> [STATED PROBLEM]
Retype, exactly as written, every line from the one containing "Output the LaTeX" down to the one containing "(user-t) at (336.5,247)", including both, and nothing else.

=== DATA EXTRACT ===

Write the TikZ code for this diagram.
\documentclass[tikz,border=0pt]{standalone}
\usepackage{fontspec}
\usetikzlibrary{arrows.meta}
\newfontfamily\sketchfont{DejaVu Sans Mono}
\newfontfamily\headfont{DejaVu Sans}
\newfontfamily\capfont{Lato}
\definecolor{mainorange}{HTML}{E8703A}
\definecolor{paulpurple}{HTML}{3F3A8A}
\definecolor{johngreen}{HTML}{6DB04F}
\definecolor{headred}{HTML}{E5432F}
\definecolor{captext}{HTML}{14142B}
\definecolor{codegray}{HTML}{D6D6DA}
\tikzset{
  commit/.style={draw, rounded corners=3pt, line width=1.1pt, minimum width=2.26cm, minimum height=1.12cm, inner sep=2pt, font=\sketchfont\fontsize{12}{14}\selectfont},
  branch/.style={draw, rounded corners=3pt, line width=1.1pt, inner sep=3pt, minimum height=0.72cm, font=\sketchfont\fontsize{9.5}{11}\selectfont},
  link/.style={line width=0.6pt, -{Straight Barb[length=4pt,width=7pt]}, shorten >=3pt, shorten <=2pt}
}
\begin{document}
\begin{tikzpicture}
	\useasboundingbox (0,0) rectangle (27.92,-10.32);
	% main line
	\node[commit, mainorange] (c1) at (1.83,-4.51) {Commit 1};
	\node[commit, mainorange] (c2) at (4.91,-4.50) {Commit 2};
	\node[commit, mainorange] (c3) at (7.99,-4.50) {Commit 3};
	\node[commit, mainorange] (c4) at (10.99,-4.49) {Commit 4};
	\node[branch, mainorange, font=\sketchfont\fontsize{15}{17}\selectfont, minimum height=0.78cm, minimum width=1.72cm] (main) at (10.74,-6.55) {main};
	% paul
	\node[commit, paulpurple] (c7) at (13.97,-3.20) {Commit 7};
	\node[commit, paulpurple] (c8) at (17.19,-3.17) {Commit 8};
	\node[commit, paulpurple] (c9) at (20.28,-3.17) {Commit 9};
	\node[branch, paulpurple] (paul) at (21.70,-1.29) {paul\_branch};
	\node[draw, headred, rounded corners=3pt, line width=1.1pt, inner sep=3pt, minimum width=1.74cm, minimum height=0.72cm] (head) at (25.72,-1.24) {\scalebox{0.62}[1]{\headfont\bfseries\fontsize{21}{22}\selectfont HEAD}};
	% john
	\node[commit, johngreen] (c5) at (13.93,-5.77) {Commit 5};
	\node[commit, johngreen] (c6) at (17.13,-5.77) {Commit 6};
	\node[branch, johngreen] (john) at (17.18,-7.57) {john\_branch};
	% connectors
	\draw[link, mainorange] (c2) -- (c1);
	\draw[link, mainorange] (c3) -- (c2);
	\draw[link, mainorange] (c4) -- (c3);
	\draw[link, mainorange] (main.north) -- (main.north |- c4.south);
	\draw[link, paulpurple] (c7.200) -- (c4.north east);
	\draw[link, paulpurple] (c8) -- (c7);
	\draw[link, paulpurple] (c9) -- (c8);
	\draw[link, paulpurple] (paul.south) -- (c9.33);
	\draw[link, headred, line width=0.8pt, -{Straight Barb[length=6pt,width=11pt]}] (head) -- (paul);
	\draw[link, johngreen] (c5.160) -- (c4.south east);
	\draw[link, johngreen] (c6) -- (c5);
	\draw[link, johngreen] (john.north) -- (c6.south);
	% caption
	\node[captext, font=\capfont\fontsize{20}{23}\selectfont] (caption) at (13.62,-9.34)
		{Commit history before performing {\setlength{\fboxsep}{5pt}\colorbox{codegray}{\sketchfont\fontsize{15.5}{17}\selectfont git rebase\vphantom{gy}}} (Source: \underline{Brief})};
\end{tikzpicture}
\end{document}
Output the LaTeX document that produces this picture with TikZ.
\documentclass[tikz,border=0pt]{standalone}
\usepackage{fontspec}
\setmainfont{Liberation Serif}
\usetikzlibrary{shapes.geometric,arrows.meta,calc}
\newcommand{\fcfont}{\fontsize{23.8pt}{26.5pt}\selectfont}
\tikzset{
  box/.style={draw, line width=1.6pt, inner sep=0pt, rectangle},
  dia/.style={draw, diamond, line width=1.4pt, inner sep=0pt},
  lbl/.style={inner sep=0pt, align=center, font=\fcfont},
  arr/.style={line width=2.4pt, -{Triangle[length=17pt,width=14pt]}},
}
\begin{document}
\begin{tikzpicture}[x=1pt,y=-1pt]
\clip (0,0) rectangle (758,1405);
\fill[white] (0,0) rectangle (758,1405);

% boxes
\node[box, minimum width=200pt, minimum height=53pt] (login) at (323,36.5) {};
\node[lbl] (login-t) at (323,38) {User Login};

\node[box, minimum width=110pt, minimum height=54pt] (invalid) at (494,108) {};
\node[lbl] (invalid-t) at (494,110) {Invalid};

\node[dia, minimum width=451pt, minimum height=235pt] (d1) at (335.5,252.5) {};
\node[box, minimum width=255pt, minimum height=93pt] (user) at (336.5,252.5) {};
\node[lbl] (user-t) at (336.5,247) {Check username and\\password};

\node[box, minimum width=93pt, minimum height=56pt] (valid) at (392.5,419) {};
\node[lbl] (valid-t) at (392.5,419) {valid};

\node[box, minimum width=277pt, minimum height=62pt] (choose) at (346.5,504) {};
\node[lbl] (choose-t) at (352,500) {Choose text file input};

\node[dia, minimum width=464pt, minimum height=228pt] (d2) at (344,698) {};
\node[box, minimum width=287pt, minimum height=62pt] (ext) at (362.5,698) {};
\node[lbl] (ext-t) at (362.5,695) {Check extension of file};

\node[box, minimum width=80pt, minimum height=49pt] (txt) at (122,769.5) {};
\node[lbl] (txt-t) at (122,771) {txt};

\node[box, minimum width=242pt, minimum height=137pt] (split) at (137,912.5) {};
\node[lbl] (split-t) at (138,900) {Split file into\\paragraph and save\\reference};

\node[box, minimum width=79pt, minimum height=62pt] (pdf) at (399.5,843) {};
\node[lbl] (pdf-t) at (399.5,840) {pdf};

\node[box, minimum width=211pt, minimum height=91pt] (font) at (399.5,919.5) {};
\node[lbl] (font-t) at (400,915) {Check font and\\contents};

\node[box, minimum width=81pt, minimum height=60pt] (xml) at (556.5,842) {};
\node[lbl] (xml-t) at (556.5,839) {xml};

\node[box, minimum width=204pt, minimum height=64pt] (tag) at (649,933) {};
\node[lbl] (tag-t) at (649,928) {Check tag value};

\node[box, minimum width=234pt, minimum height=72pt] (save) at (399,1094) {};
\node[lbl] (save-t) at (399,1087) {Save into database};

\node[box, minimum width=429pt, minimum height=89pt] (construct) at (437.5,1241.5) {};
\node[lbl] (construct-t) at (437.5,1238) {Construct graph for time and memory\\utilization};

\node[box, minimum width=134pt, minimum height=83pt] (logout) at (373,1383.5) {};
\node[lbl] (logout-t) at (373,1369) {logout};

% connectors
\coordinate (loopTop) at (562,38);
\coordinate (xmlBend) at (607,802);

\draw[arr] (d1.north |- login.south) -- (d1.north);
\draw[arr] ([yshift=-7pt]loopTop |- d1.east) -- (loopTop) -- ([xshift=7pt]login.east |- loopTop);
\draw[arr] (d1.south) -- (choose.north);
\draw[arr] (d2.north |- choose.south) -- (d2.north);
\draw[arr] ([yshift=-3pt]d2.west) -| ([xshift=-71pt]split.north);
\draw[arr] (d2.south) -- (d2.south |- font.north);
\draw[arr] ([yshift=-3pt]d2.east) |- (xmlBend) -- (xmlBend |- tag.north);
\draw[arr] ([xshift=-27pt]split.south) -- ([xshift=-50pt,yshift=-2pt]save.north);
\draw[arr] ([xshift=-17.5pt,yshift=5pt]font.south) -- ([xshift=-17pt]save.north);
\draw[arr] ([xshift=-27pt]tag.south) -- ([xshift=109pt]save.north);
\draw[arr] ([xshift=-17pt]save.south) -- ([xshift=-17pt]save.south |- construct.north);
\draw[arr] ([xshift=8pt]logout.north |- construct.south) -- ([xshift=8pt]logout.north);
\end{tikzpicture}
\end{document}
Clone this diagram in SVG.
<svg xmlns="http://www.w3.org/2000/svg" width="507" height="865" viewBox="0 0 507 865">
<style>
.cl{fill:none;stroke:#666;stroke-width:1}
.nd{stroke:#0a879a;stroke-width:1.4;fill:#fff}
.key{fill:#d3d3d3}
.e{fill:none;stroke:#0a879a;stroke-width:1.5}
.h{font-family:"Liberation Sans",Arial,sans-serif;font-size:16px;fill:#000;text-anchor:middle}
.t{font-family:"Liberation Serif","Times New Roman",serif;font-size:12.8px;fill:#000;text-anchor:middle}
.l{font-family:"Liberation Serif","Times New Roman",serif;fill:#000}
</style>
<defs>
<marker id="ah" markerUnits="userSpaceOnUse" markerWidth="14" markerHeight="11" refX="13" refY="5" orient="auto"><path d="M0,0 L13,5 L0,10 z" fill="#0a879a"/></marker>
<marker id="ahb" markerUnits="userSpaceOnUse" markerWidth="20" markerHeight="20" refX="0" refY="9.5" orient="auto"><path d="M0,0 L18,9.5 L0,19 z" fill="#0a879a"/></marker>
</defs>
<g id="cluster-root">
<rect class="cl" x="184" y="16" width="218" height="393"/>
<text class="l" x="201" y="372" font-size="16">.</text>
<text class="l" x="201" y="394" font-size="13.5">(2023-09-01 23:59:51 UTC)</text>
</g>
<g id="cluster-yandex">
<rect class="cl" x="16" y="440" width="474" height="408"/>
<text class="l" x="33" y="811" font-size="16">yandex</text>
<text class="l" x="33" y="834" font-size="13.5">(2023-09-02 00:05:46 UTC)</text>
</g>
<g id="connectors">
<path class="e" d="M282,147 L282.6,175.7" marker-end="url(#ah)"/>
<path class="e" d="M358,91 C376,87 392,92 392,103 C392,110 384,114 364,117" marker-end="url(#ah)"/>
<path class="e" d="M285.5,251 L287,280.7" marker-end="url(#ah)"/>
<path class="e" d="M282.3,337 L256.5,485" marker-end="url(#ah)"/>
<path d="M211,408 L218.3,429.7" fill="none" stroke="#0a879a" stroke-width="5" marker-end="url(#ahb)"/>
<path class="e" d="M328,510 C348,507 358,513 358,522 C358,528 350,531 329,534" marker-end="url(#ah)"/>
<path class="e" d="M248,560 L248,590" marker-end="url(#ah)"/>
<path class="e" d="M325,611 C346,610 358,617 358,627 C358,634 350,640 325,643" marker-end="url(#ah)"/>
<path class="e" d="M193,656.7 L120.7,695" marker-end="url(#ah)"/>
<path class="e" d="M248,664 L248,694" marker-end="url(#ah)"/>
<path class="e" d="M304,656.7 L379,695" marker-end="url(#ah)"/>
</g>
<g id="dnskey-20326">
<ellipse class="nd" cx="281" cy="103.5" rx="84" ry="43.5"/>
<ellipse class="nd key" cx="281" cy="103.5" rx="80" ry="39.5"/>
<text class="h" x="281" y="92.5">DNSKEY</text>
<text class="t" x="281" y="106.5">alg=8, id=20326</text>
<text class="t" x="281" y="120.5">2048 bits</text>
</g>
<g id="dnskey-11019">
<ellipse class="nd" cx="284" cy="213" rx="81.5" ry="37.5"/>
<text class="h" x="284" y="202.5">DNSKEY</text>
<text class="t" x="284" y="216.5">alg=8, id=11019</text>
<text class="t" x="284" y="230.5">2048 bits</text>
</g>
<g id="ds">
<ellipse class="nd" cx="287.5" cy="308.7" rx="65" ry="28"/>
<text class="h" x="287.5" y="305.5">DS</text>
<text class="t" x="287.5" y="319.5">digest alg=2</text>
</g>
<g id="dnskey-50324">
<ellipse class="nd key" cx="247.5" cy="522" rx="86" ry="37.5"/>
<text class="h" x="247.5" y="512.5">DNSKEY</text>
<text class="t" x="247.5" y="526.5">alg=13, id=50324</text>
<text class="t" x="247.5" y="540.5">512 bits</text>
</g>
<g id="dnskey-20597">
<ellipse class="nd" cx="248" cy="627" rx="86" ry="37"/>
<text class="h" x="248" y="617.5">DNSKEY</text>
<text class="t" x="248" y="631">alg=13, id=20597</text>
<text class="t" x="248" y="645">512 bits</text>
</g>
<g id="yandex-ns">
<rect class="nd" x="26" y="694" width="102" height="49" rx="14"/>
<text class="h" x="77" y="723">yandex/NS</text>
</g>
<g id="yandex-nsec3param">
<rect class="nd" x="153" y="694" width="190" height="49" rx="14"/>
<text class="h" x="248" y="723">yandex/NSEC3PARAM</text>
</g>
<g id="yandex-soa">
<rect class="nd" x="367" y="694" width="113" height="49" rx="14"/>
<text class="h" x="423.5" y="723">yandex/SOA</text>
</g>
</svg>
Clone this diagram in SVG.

===

> [EXERCISE ANSWER]
Output the LaTeX document that produces this picture with TikZ.
\documentclass[tikz,border=0pt]{standalone}
\usepackage{fontspec}
\setmainfont{Liberation Serif}
\usetikzlibrary{shapes.geometric,arrows.meta,calc}
\newcommand{\fcfont}{\fontsize{23.8pt}{26.5pt}\selectfont}
\tikzset{
  box/.style={draw, line width=1.6pt, inner sep=0pt, rectangle},
  dia/.style={draw, diamond, line width=1.4pt, inner sep=0pt},
  lbl/.style={inner sep=0pt, align=center, font=\fcfont},
  arr/.style={line width=2.4pt, -{Triangle[length=17pt,width=14pt]}},
}
\begin{document}
\begin{tikzpicture}[x=1pt,y=-1pt]
\clip (0,0) rectangle (758,1405);
\fill[white] (0,0) rectangle (758,1405);

% boxes
\node[box, minimum width=200pt, minimum height=53pt] (login) at (323,36.5) {};
\node[lbl] (login-t) at (323,38) {User Login};

\node[box, minimum width=110pt, minimum height=54pt] (invalid) at (494,108) {};
\node[lbl] (invalid-t) at (494,110) {Invalid};

\node[dia, minimum width=451pt, minimum height=235pt] (d1) at (335.5,252.5) {};
\node[box, minimum width=255pt, minimum height=93pt] (user) at (336.5,252.5) {};
\node[lbl] (user-t) at (336.5,247) {Check username and\\password};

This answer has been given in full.